The threats are the mechanism for obtaining the demands: Specifically, the threat is to refuse to lift the debt ceiling unless concessions are given in return.
Congressional negotiations are sufficiently obtuse that an extortionist can in theory hide demands behind the veil of legitimate negotiations. (Think of the small-business owners who hire Tony Soprano’s garbage collectors: They are getting a real service for their money, but the deal is underwritten by an extortionist threat.)
In practice, everybody knows perfectly well when Congress is horse-trading around a debt-ceiling bill and when it is holding it hostage. When you have a hostage threat, as we have now and had under Obama, there are hundreds of news articles about the standoff and serious fears the debt ceiling will not be lifted. You have Republican leaders stating the debt ceiling might not be lifted, and if that happens, it will be Biden’s fault for failing to give him enough. (i.e., Kevin McCarthy: “It’s time for President Biden to come to the negotiating table or risk bumbling into default.”) This, not coincidentally, is exactly what hostage-takers say to the people they are extorting.

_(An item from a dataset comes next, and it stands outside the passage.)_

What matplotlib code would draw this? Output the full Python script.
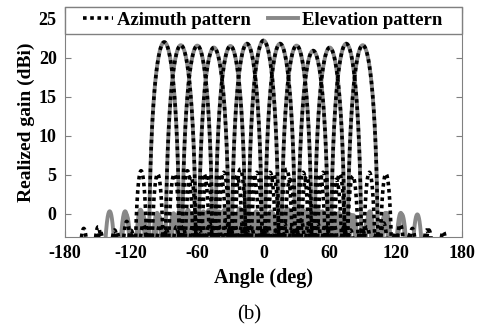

Can you recall any of these things happening under President Trump or George W. Bush? Of course not. Under those presidents, the debt ceiling was lifted, but the press barely paid any attention to it, and the few stories they did produce were boring, because there was no drama. Democrats never threatened to refuse to lift the debt ceiling or even seriously contemplated using the vote to force Republicans to do things they would otherwise refuse.
…You can certainly make an argument that Democrats have no practical alternative but to give in to debt-ceiling extortion. I think this argument understates the risk that, by enshrining it, it both perverts the Constitution and creates a regular game of chicken that is highly likely to end in disaster when eventually neither party is willing to be the one to swerve first. Among other things, this argument fails to anticipate what Republicans in Congress will do the next time a Democratic president needs a debt-ceiling hike. The answer, almost certainly, is another crisis. But a case could be made that putting that problem off to the future is better than default.
In any case, we need to be clear about what is happening. McCarthy is not horse-trading with Biden. He is extorting him. He might wish to pretend, à la Michael Corleone, that he is no different than any other powerful man, like a senator or a president. But he doesn’t want to hide it too much, because his power in this situation derives from letting it be known he is very much willing to inflict horrible pain upon innocent victims to get what he wants.